═══ Data block ═══

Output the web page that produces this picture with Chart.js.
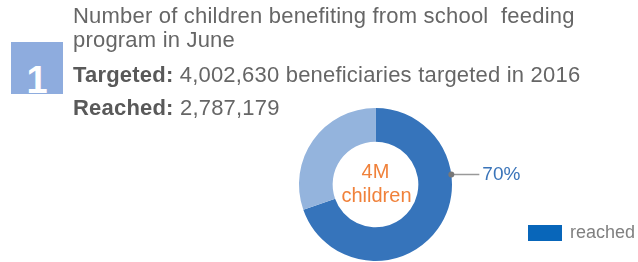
<!DOCTYPE html>
<html>
<head>
<meta charset="utf-8">
<script src="https://cdn.jsdelivr.net/npm/chart.js@4"></script>
<style>
  body { margin: 0; background: #fff; font-family: "Liberation Sans", Arial, sans-serif; }
  #wrap { position: relative; width: 638px; height: 262px; overflow: hidden; }
  #canvas { position: absolute; left: 0; top: 0; }
  .t { position: absolute; left: 73px; color: #666; font-size: 22px; letter-spacing: 0.2px; white-space: nowrap; }
  .t b { color: #595959; }
  #badge { position: absolute; left: 11px; top: 42px; width: 52px; height: 52px; overflow: hidden; background: #8eacde;
    color: #fff; font-weight: bold; font-size: 38px; text-align: center; line-height: 76px; }
</style>
</head>
<body>
<div id="wrap">
  <canvas id="canvas" width="638" height="262"></canvas>
  <div id="badge">1</div>
  <div class="t" style="top:4px;line-height:24px">Number of children benefiting from school&nbsp; feeding<br>program in June</div>
  <div class="t" style="top:62px"><b>Targeted:</b> 4,002,630 beneficiaries targeted in 2016</div>
  <div class="t" style="top:95px"><b>Reached:</b> 2,787,179</div>
</div>
<script>
// doughnut data
var labels = ['reached', 'not reached'];
var values = [2787179, 1215451];
var colors = ['#3674bb', '#94b4dd'];
var centerLines = ['4M', 'children'];
var pctLabel = '70%';

var extras = {
  id: 'extras',
  afterDraw: function(chart) {
    var ctx = chart.ctx;
    var arc = chart.getDatasetMeta(0).data[0];
    var cx = arc.x, cy = arc.y;
    // center text
    ctx.save();
    ctx.fillStyle = '#f0813a';
    ctx.font = '20px "Liberation Sans", Arial, sans-serif';
    ctx.textAlign = 'center';
    ctx.textBaseline = 'middle';
    ctx.fillText(centerLines[0], cx, cy - 12);
    ctx.fillText(centerLines[1], cx + 1, cy + 12);
    // leader line to percentage
    var r = arc.outerRadius;
    var ly = cy - 10;
    var lx = cx + Math.sqrt(r * r - 100);
    ctx.strokeStyle = '#999';
    ctx.lineWidth = 1.5;
    ctx.beginPath();
    ctx.moveTo(lx, ly);
    ctx.lineTo(lx + 28, ly);
    ctx.stroke();
    ctx.fillStyle = '#777';
    ctx.beginPath();
    ctx.arc(lx, ly, 3, 0, Math.PI * 2);
    ctx.fill();
    ctx.fillStyle = '#3a74b9';
    ctx.font = '19px "Liberation Sans", Arial, sans-serif';
    ctx.textAlign = 'left';
    ctx.fillText(pctLabel, lx + 31, ly);
    // legend
    ctx.fillStyle = '#0866ba';
    ctx.fillRect(528, 225, 34, 16);
    ctx.fillStyle = '#808080';
    ctx.font = '18px "Liberation Sans", Arial, sans-serif';
    ctx.fillText(labels[0], 570, 233);
    ctx.restore();
  }
};

new Chart(document.getElementById('canvas').getContext('2d'), {
  type: 'doughnut',
  data: {
    labels: labels,
    datasets: [{
      data: values,
      backgroundColor: colors,
      borderWidth: 0
    }]
  },
  options: {
    responsive: false,
    animation: false,
    events: [],
    cutout: '56%',
    layout: { padding: { left: 299, right: 186, top: 108, bottom: 1 } },
    plugins: { legend: { display: false }, tooltip: { enabled: false } }
  },
  plugins: [extras]
});
</script>
</body>
</html>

═══

• _Prompt_:
Please repeat exactly the data above from its first line to the line that contains "var pctLabel = '70%';", inclusive, and leave every picture out.

• _Exercise response_:
Output the web page that produces this picture with Chart.js.
<!DOCTYPE html>
<html>
<head>
<meta charset="utf-8">
<script src="https://cdn.jsdelivr.net/npm/chart.js@4"></script>
<style>
  body { margin: 0; background: #fff; font-family: "Liberation Sans", Arial, sans-serif; }
  #wrap { position: relative; width: 638px; height: 262px; overflow: hidden; }
  #canvas { position: absolute; left: 0; top: 0; }
  .t { position: absolute; left: 73px; color: #666; font-size: 22px; letter-spacing: 0.2px; white-space: nowrap; }
  .t b { color: #595959; }
  #badge { position: absolute; left: 11px; top: 42px; width: 52px; height: 52px; overflow: hidden; background: #8eacde;
    color: #fff; font-weight: bold; font-size: 38px; text-align: center; line-height: 76px; }
</style>
</head>
<body>
<div id="wrap">
  <canvas id="canvas" width="638" height="262"></canvas>
  <div id="badge">1</div>
  <div class="t" style="top:4px;line-height:24px">Number of children benefiting from school&nbsp; feeding<br>program in June</div>
  <div class="t" style="top:62px"><b>Targeted:</b> 4,002,630 beneficiaries targeted in 2016</div>
  <div class="t" style="top:95px"><b>Reached:</b> 2,787,179</div>
</div>
<script>
// doughnut data
var labels = ['reached', 'not reached'];
var values = [2787179, 1215451];
var colors = ['#3674bb', '#94b4dd'];
var centerLines = ['4M', 'children'];
var pctLabel = '70%';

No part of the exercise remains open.